WHAT TO DO
The line containing "nan = np.nan" marks the end: extract everything from the first line of the data through that line, exactly, with no pictures.

---------------

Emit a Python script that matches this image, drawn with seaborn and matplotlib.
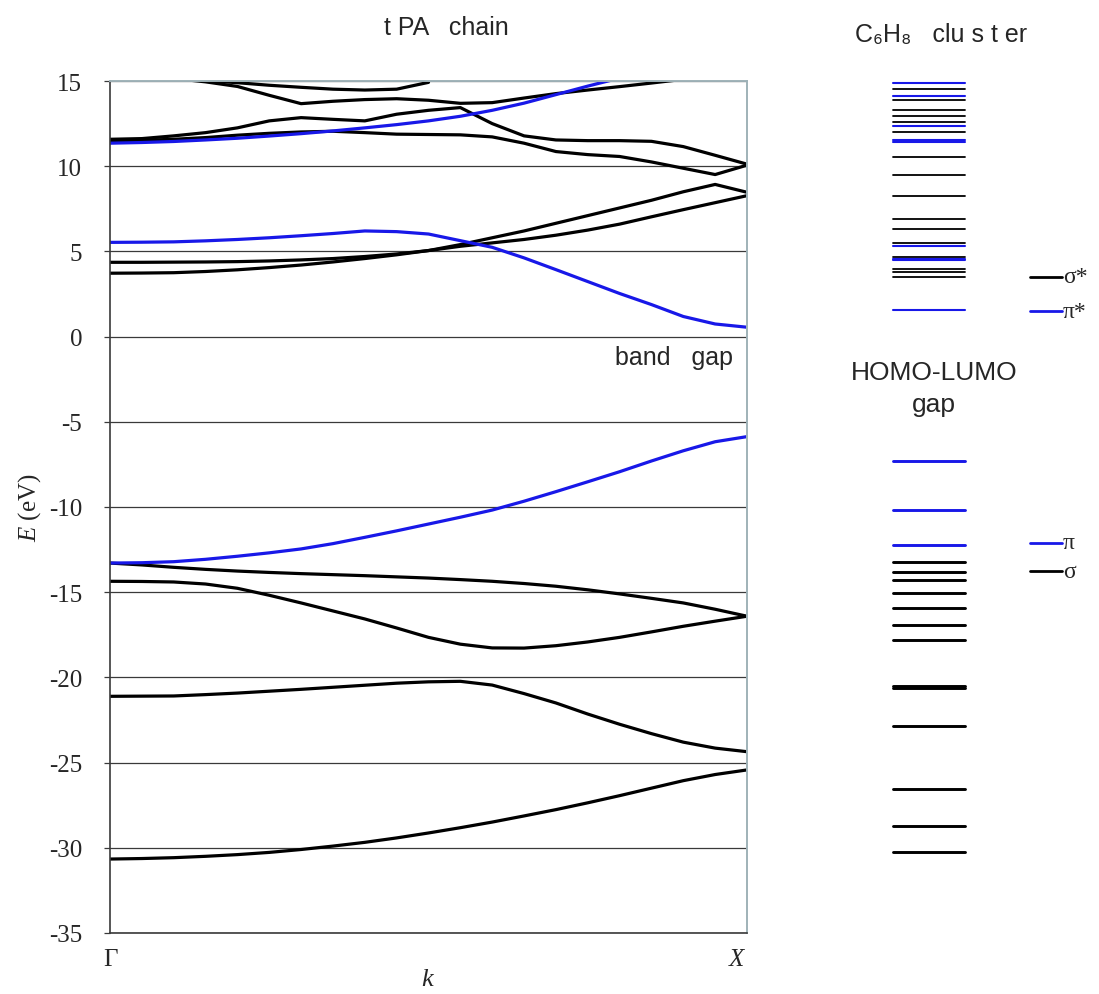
import numpy as np
import pandas as pd
import matplotlib
matplotlib.use("Agg")
import matplotlib.pyplot as plt
import seaborn as sns

# ---------------- data ----------------
K = [0.00, 0.05, 0.10, 0.15, 0.20, 0.25, 0.30, 0.35, 0.40, 0.45, 0.50,
     0.55, 0.60, 0.65, 0.70, 0.75, 0.80, 0.85, 0.90, 0.95, 1.00]
nan = np.nan

# sigma bands (black)
sig_1 = [-30.66, -30.63, -30.58, -30.50, -30.40, -30.27, -30.10, -29.90, -29.68, -29.42, -29.13,
         -28.82, -28.49, -28.13, -27.76, -27.36, -26.94, -26.50, -26.06, -25.70, -25.43]
sig_2 = [-21.11, -21.10, -21.09, -21.01, -20.92, -20.81, -20.70, -20.58, -20.46, -20.34, -20.26,
         -20.23, -20.45, -20.95, -21.50, -22.15, -22.75, -23.30, -23.80, -24.15, -24.36]
sig_3 = [-14.36, -14.37, -14.40, -14.52, -14.77, -15.18, -15.63, -16.10, -16.57, -17.10, -17.65,
         -18.05, -18.27, -18.28, -18.14, -17.92, -17.65, -17.33, -17.00, -16.70, -16.41]
sig_4 = [-13.29, -13.40, -13.54, -13.66, -13.76, -13.84, -13.91, -13.97, -14.03, -14.10, -14.17,
         -14.26, -14.36, -14.49, -14.65, -14.86, -15.10, -15.36, -15.63, -16.00, -16.41]
sig_5 = [3.72, 3.73, 3.75, 3.82, 3.92, 4.05, 4.20, 4.38, 4.58, 4.80, 5.05,
         5.40, 5.80, 6.20, 6.65, 7.10, 7.55, 8.00, 8.50, 8.93, 8.47]
sig_6 = [4.36, 4.36, 4.37, 4.38, 4.40, 4.44, 4.50, 4.58, 4.70, 4.85, 5.05,
         5.30, 5.50, 5.70, 5.95, 6.25, 6.60, 7.03, 7.45, 7.86, 8.27]
sig_7 = [11.58, 11.62, 11.78, 11.97, 12.25, 12.66, 12.85, 12.75, 12.66, 13.05, 13.28,
         13.44, 12.50, 11.78, 11.54, 11.50, 11.50, 11.46, 11.15, 10.64, 10.12]
sig_8 = [11.48, 11.52, 11.58, 11.68, 11.82, 11.93, 12.01, 12.05, 11.97, 11.88, 11.86,
         11.84, 11.72, 11.35, 10.86, 10.68, 10.57, 10.25, 9.88, 9.51, 10.06]
sig_9 = [nan, nan, 15.15, 14.95, 14.68, 14.16, 13.67, 13.81, 13.91, 13.96, 13.87,
         13.69, 13.73, 14.00, 14.26, 14.47, 14.67, 14.88, 15.10, nan, nan]
sig_10 = [nan, nan, 15.20, 15.02, 14.90, 14.75, 14.63, 14.52, 14.47, 14.52, 14.92,
          nan, nan, nan, nan, nan, nan, nan, nan, nan, nan]

# pi bands (blue)
pi_1 = [-13.29, -13.27, -13.21, -13.07, -12.89, -12.69, -12.46, -12.15, -11.78, -11.40, -11.00,
        -10.60, -10.18, -9.66, -9.10, -8.52, -7.93, -7.30, -6.70, -6.17, -5.87]
pi_2 = [5.53, 5.54, 5.56, 5.62, 5.70, 5.80, 5.92, 6.05, 6.20, 6.16, 6.02,
        5.63, 5.24, 4.62, 3.93, 3.23, 2.53, 1.88, 1.18, 0.74, 0.55]
pi_3 = [11.35, 11.39, 11.45, 11.54, 11.64, 11.77, 11.91, 12.07, 12.25, 12.44, 12.66,
        12.93, 13.28, 13.70, 14.20, 14.70, 15.17, nan, nan, nan, nan]

sigma_bands = [sig_1, sig_2, sig_3, sig_4, sig_5, sig_6, sig_7, sig_8, sig_9, sig_10]
pi_bands = [pi_1, pi_2, pi_3]

# C6H8 cluster levels
occ_pi = [-7.30, -10.18, -12.23]
occ_sigma = [-13.25, -13.80, -14.30, -15.06, -15.93, -16.90, -17.79,
             -20.50, -20.60, -22.87, -26.55, -28.70, -30.25]
unocc_pi = [14.88, 14.10, 12.38, 11.56, 11.40, 5.32, 4.58, 4.50, 1.58]
unocc_sigma = [14.53, 13.90, 13.32, 12.97, 12.61, 12.03, 10.52, 9.50, 8.23,
               6.90, 6.29, 5.51, 4.69, 3.94, 3.82, 3.52]

y_ticks = [-35, -30, -25, -20, -15, -10, -5, 0, 5, 10, 15]
x_tick_labels = ["Γ", "$X$"]

# ---------------- frame ----------------
rows = []
for i, b in enumerate(sigma_bands):
    for k, e in zip(K, b):
        rows.append(dict(k=k, E=e, band=f"s{i}", kind="sigma"))
for i, b in enumerate(pi_bands):
    for k, e in zip(K, b):
        rows.append(dict(k=k, E=e, band=f"p{i}", kind="pi"))
df = pd.DataFrame(rows).dropna()

BLUE = "#1818e8"
SANS = ["Liberation Sans", "DejaVu Sans"]
SERIF = ["Liberation Serif", "DejaVu Serif"]
sns.set_style("white")
plt.rcParams["font.family"] = SERIF
plt.rcParams["axes.unicode_minus"] = False
plt.rcParams["mathtext.fontset"] = "custom"
plt.rcParams["mathtext.rm"] = "Liberation Serif"
plt.rcParams["mathtext.it"] = "Liberation Serif:italic"

W, H = 1099, 995
fig = plt.figure(figsize=(W / 100, H / 100), dpi=100)
ax = fig.add_axes([110 / W, 1 - 934 / H, (747 - 110) / W, (934 - 82) / H])

sns.lineplot(data=df, x="k", y="E", units="band", hue="kind", estimator=None,
             palette={"sigma": "black", "pi": BLUE}, lw=2.3, legend=False, ax=ax,
             sort=False)
for ln in ax.lines:
    ln.set_solid_joinstyle("round")
    ln.set_solid_capstyle("round")

ax.set_xlim(0, 1)
ax.set_ylim(-35, 15)
ax.set_yticks(y_ticks)
ax.set_yticklabels([str(v) for v in y_ticks])
ax.set_xticks([0, 1])
ax.set_xticklabels(x_tick_labels)
ax.set_xlabel("")
ax.set_ylabel("")
ax.yaxis.grid(True, color="#3a3a3a", lw=0.9)
ax.set_axisbelow(True)
ax.tick_params(axis="y", which="major", direction="out", length=4, width=0.9,
               color="#3a3a3a", labelsize=18, pad=16, left=True)
ax.tick_params(axis="x", length=0, labelsize=18, pad=11)
for lab in ax.get_xticklabels():
    lab.set_fontfamily(SERIF)
ax.get_xticklabels()[0].set_horizontalalignment("center")
ax.get_xticklabels()[1].set_horizontalalignment("right")
for side in ("left", "bottom"):
    ax.spines[side].set_color("#3a3a3a")
    ax.spines[side].set_linewidth(1.2)
for side in ("top", "right"):
    ax.spines[side].set_color("#9fb2b8")
    ax.spines[side].set_linewidth(1.4)

ax.text(0.885, -1.2, "band   gap", ha="center", va="center", fontsize=18, family=SANS)

# ---------------- cluster levels ----------------
ax2 = fig.add_axes([770 / W, 1 - 934 / H, (W - 770) / W, (934 - 82) / H])
ax2.set_xlim(770, W)
ax2.set_ylim(-35, 15)
ax2.axis("off")

def levels(vals, color, lw):
    lc = ax2.hlines(vals, 893, 965, colors=color, lw=lw)
    lc.set_capstyle("round")

levels(unocc_sigma, "black", 1.3)
levels(unocc_pi, BLUE, 1.5)
levels(occ_sigma, "black", 2.1)
levels(occ_pi, BLUE, 2.1)

for y, col, lab in [(3.50, "black", "σ*"), (1.50, BLUE, "π*"),
                    (-12.11, BLUE, "π"), (-13.76, "black", "σ")]:
    ax2.plot([1030, 1062], [y, y], color=col, lw=2.0, solid_capstyle="round")
    ax2.text(1063, y, lab, ha="left", va="center", fontsize=17, family=SERIF)

ax2.text(934, -2.08, "HOMO-LUMO", ha="center", va="center", fontsize=19, family=SANS)
ax2.text(934, -3.96, "gap", ha="center", va="center", fontsize=19, family=SANS)

# ---------------- titles & labels ----------------
fig.text(446 / W, 1 - 28 / H, "t PA   chain", ha="center", va="center", fontsize=18,
         family=SANS)
fig.text(941 / W, 1 - 35 / H, "C₆H₈   clu s t er", ha="center", va="center", fontsize=18,
         family=SANS)
fig.text(30 / W, 1 - 508 / H, "$E$ (eV)", rotation=90, ha="center", va="center",
         fontsize=18)
fig.text(428 / W, 1 - 980 / H, "$k$", ha="center", va="center", fontsize=19)

fig.savefig("out.png", dpi=100)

---------------

RESPONSE BELOW
Emit a Python script that matches this image, drawn with seaborn and matplotlib.
import numpy as np
import pandas as pd
import matplotlib
matplotlib.use("Agg")
import matplotlib.pyplot as plt
import seaborn as sns

# ---------------- data ----------------
K = [0.00, 0.05, 0.10, 0.15, 0.20, 0.25, 0.30, 0.35, 0.40, 0.45, 0.50,
     0.55, 0.60, 0.65, 0.70, 0.75, 0.80, 0.85, 0.90, 0.95, 1.00]
nan = np.nan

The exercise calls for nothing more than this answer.